** START **
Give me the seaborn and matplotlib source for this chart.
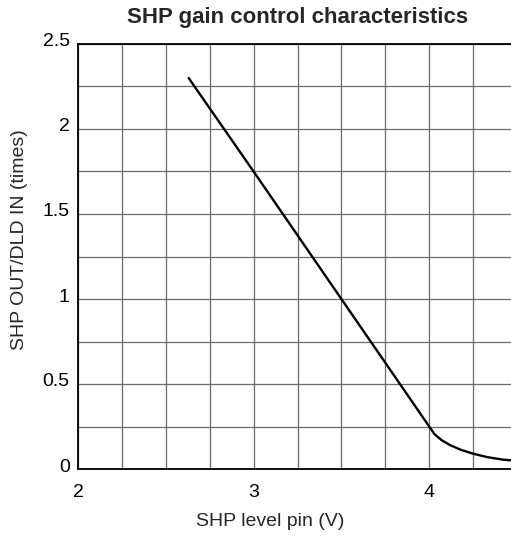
import matplotlib
matplotlib.use("Agg")
import matplotlib.pyplot as plt
import matplotlib.transforms as mtransforms
import seaborn as sns
import numpy as np
import pandas as pd

title = "SHP gain control characteristics"
x_label = "SHP level pin (V)"
y_label = "SHP OUT/DLD IN (times)"

volts = [2.63, 3.0, 3.5, 4.0, 4.03, 4.07, 4.12, 4.18, 4.25, 4.33, 4.42, 4.5]
gain = [2.3, 1.75, 1.0, 0.25, 0.205, 0.17, 0.14, 0.113, 0.09, 0.07, 0.055, 0.048]

x_ticks = [2, 3, 4]
x_tick_labels = ["2", "3", "4"]
y_ticks = [0, 0.5, 1, 1.5, 2, 2.5]
y_tick_labels = ["0", "0.5", "1", "1.5", "2", "2.5"]

sns.set_style("white")
plt.rcParams['font.family'] = ['Liberation Sans', 'DejaVu Sans']

fig = plt.figure(figsize=(5.11, 5.38), dpi=100)
ax = fig.add_axes([78/511, 69/538, 439/511, 425/538])

df = pd.DataFrame({"v": volts, "g": gain})
sns.lineplot(data=df, x="v", y="g", ax=ax, color="black", linewidth=1.7, zorder=3)

ax.set_xlim(2, 4.5)
ax.set_ylim(0, 2.5)
ax.set_xticks(np.arange(2, 4.51, 0.25), minor=True)
ax.set_yticks(np.arange(0, 2.51, 0.25), minor=True)
ax.set_xticks(x_ticks)
ax.set_xticklabels(x_tick_labels)
ax.set_yticks(y_ticks)
ax.set_yticklabels(y_tick_labels)
ax.grid(True, which="both", color="#6a6a6a", linewidth=0.9)
ax.tick_params(which="both", length=0, labelsize=14, colors="black")
ax.tick_params(axis="x", pad=11)
ax.tick_params(axis="y", pad=6)

shift = mtransforms.ScaledTranslation(0, 4/100, fig.dpi_scale_trans)
for lbl in ax.get_yticklabels():
    lbl.set_transform(lbl.get_transform() + shift)

for s in ["left", "bottom", "top", "right"]:
    ax.spines[s].set_color("black")
    ax.spines[s].set_linewidth(1.3)

ax.set_xlabel(x_label, fontsize=14)
ax.set_ylabel(y_label, fontsize=14)
ax.xaxis.set_label_coords((270 - 78) / 439, -(522 - 469) / 425)
ax.yaxis.set_label_coords(-(78 - 20) / 439, (469 - 240) / 425)
ax.xaxis.label.set_va("center")
ax.yaxis.label.set_va("center")
fig.text(298/511, 1 - 18/538, title, ha="center", va="center", fontsize=16, fontweight="bold")

fig.savefig("out.png", dpi=100)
** END **
- Exercise -
Take the material above from its first line through the line holding "plt.rcParams['font.family'] = ['Liberation" and set it down exactly, without the pictures.

- The response -
Give me the seaborn and matplotlib source for this chart.
import matplotlib
matplotlib.use("Agg")
import matplotlib.pyplot as plt
import matplotlib.transforms as mtransforms
import seaborn as sns
import numpy as np
import pandas as pd

title = "SHP gain control characteristics"
x_label = "SHP level pin (V)"
y_label = "SHP OUT/DLD IN (times)"

volts = [2.63, 3.0, 3.5, 4.0, 4.03, 4.07, 4.12, 4.18, 4.25, 4.33, 4.42, 4.5]
gain = [2.3, 1.75, 1.0, 0.25, 0.205, 0.17, 0.14, 0.113, 0.09, 0.07, 0.055, 0.048]

x_ticks = [2, 3, 4]
x_tick_labels = ["2", "3", "4"]
y_ticks = [0, 0.5, 1, 1.5, 2, 2.5]
y_tick_labels = ["0", "0.5", "1", "1.5", "2", "2.5"]

sns.set_style("white")
plt.rcParams['font.family'] = ['Liberation Sans', 'DejaVu Sans']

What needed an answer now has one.